I really need to pick and plant spring bulbs, it's been so warm so late into the fall that I almost forgot about them. They can be planted any time before winter, as long as the ground is not frozen. I have some pretty daffodils I planted in the middle of December as proof.
There are a few good gardening practice rules that ensure the success of bulbs, even though they're pretty forgiving plants and might do well anyway.
First, don't plant them until temperatures drop into the fifties, otherwise they will sprout foliage right before the beginning of winter.
Second, plant them in groups of six or more, solitary bulbs don't look all that pretty and they fare so much better in company. Make sure to respect the planting depth, or your bulbs won't bloom. If you plant them too deep, they won't be able to reach up through the dirt in time for their season, and some will choose not to emerge at all.

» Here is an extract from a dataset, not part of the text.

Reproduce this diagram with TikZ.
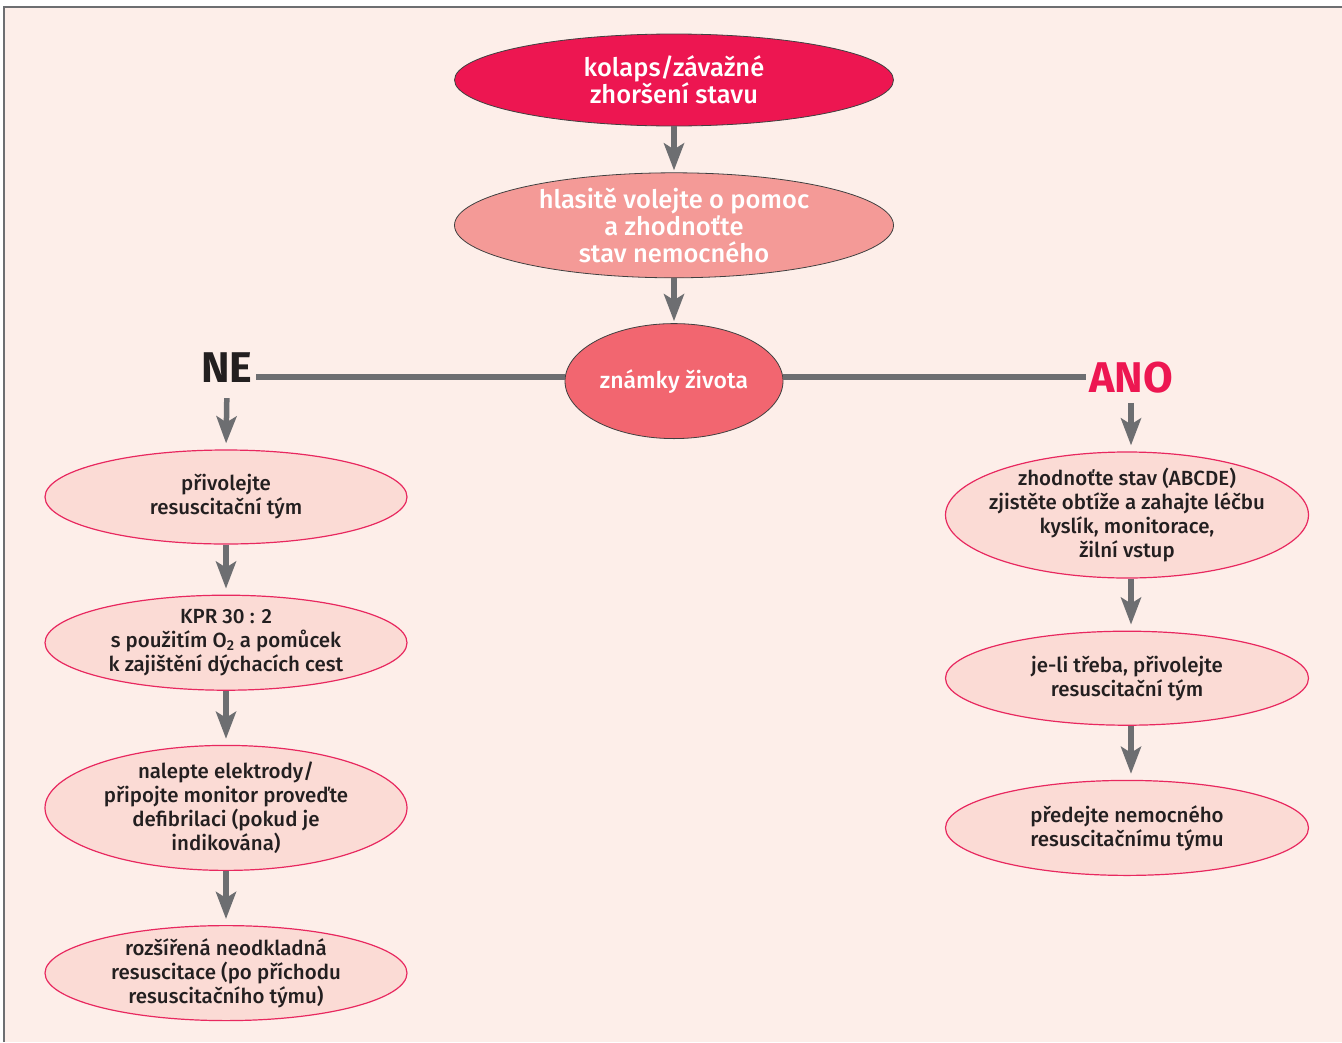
\documentclass[tikz,border=0pt]{standalone}
\usepackage{fontspec}
\setmainfont{Fira Sans}[UprightFont={Fira Sans Medium}, BoldFont={Fira Sans Bold}]
\usetikzlibrary{shapes.geometric, arrows.meta, positioning}
\definecolor{bgpink}{HTML}{FDEEE9}
\definecolor{alarmred}{HTML}{ED1651}
\definecolor{callpink}{HTML}{F49A97}
\definecolor{signsred}{HTML}{F26670}
\definecolor{boxpink}{HTML}{FBDBD5}
\definecolor{boxline}{HTML}{E8285F}
\definecolor{linegray}{HTML}{6D6E71}
\definecolor{textdark}{HTML}{231F20}

\begin{document}
\begin{tikzpicture}[
    x=1pt, y=1pt,
    oval/.style={ellipse, draw, inner sep=-14pt, align=center},
    alarm/.style={oval, fill=alarmred, draw=black!75, line width=0.8pt, text=white, minimum width=439pt, font=\fontsize{25.5}{27}\selectfont},
    call/.style={alarm, fill=callpink},
    signs/.style={alarm, fill=signsred, minimum width=218pt, minimum height=115pt, font=\fontsize{23}{25}\selectfont},
    stepbox/.style={oval, fill=boxpink, draw=boxline, line width=1.2pt, text=textdark, minimum width=362pt, font=\fontsize{20.5}{24}\selectfont},
    answer/.style={inner sep=3pt, font=\fontsize{43}{43}\selectfont\bfseries},
    arrow/.style={-{Stealth[length=27pt, width=20pt, inset=6pt]}, line width=5.5pt, draw=linegray, shorten >=6pt},
    branch/.style={line width=5.5pt, draw=linegray},
    node distance=50pt
]
    % frame and background
    \useasboundingbox (0,0) rectangle (1342,-1042);
    \fill[bgpink] (4,-7) rectangle (1342,-1042);
    \draw[linegray, line width=1.5pt] (4,-1042) -- (4,-7) -- (1342,-7);

    % centre column
    \node[alarm, minimum height=92pt] (collapse) at (674,-80) {kolaps/závažné\\zhoršení stavu};
    \node[call, minimum height=105pt, below=46pt of collapse] (help) {hlasitě volejte o pomoc\\a zhodnoťte\\stav nemocného};
    \node[signs, below=45pt of help] (signs) {známky života};
    \coordinate (split) at (674,-377);

    \node[answer, text=textdark] (no) at (227,-368) {NE};
    \node[answer, text=alarmred] (yes) at (1131,-378) {ANO};

    % left column
    \node[stepbox, minimum height=94pt] (team) at (226,-497) {přivolejte\\resuscitační tým};
    \node[stepbox, minimum height=95pt, below=50pt of team] (cpr) {KPR 30 : 2\\s použitím O\textsubscript{2} a pomůcek\\k zajištění dýchacích cest};
    \node[stepbox, minimum height=125pt, below=54pt of cpr] (defib) {nalepte elektrody/\\připojte monitor proveďte\\defibrilaci (pokud je\\indikována)};
    \node[stepbox, minimum height=95pt, below=54pt of defib] (als) {rozšířená neodkladná\\resuscitace (po příchodu\\resuscitačního týmu)};

    % right column
    \node[stepbox, minimum width=363pt, minimum height=126pt] (assess) at (1127,-515) {zhodnoťte stav (ABCDE)\\zjistěte obtíže a zahajte léčbu\\kyslík, monitorace,\\žilní vstup};
    \node[stepbox, minimum width=363pt, minimum height=94pt, below=52pt of assess] (callteam) {je-li třeba, přivolejte\\resuscitační tým};
    \node[stepbox, minimum width=363pt, minimum height=95pt, below=54pt of callteam] (handover) {předejte nemocného\\resuscitačnímu týmu};

    \draw[arrow, shorten >=2pt] (collapse) -- (help);
    \draw[arrow, shorten >=2pt] (help) -- (signs);
    \draw[branch] (signs.west |- split) -- (no.east |- split);
    \draw[branch] (signs.east |- split) -- (yes.west |- split);

    \draw[arrow, shorten <=12pt] (no.south) -- (team.north);
    \draw[arrow] (team) -- (cpr);
    \draw[arrow] (cpr) -- (defib);
    \draw[arrow] (defib) -- (als);

    \draw[arrow, shorten <=6pt] (yes.south) -- (yes.south |- assess.north);
    \draw[arrow] (assess.south -| yes.south) -- (yes.south |- callteam.north);
    \draw[arrow] (callteam.south -| yes.south) -- (yes.south |- handover.north);
\end{tikzpicture}
\end{document}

When you dig their planting beds, make the holes wide and shallow, and don't crowd them. Spread a good handful of bone meal before you place and cover the bulbs.
If you have wildlife in your yard, and who doesn't, your spring bulbs will provide delightful treats for it during the cold season. If you'd rather keep your bulbs, try covering them with netting before you bury them.
Don't forget to water bulbs, especially while they are dormant. People tend to forget about them after they die down to the ground, but their water needs are the same.
Toad lilies are the last flowers of the year, at least in the garden. They start blooming mid-October, to keep company to the already brown seed heads of the sedums, and they stay in bloom until November, braving the first frosts.
People tend to associate bulbs with spring, and ignore their potential in the garden during summer and fall. For instance, I really miss the Casablanca lilies; I don't even know if they reached the end of their natural life cycle or succumbed to the unforgiving winter, but they all vanished one year, for no apparent reason.
The tuberose finished blooming, and not a moment too soon. It is more of a September flower, anyway, and it looks like the weather is finally turning cold. Any day now I'll have to move the tender perennials indoors.
It rained really hard last night, at the end of almost a month of dry weather, and it kept raining throughout the day.
Time for pumpkins, candy, and fall planting. There is a thick blanket of colorful leaves laid down along the way to the front door.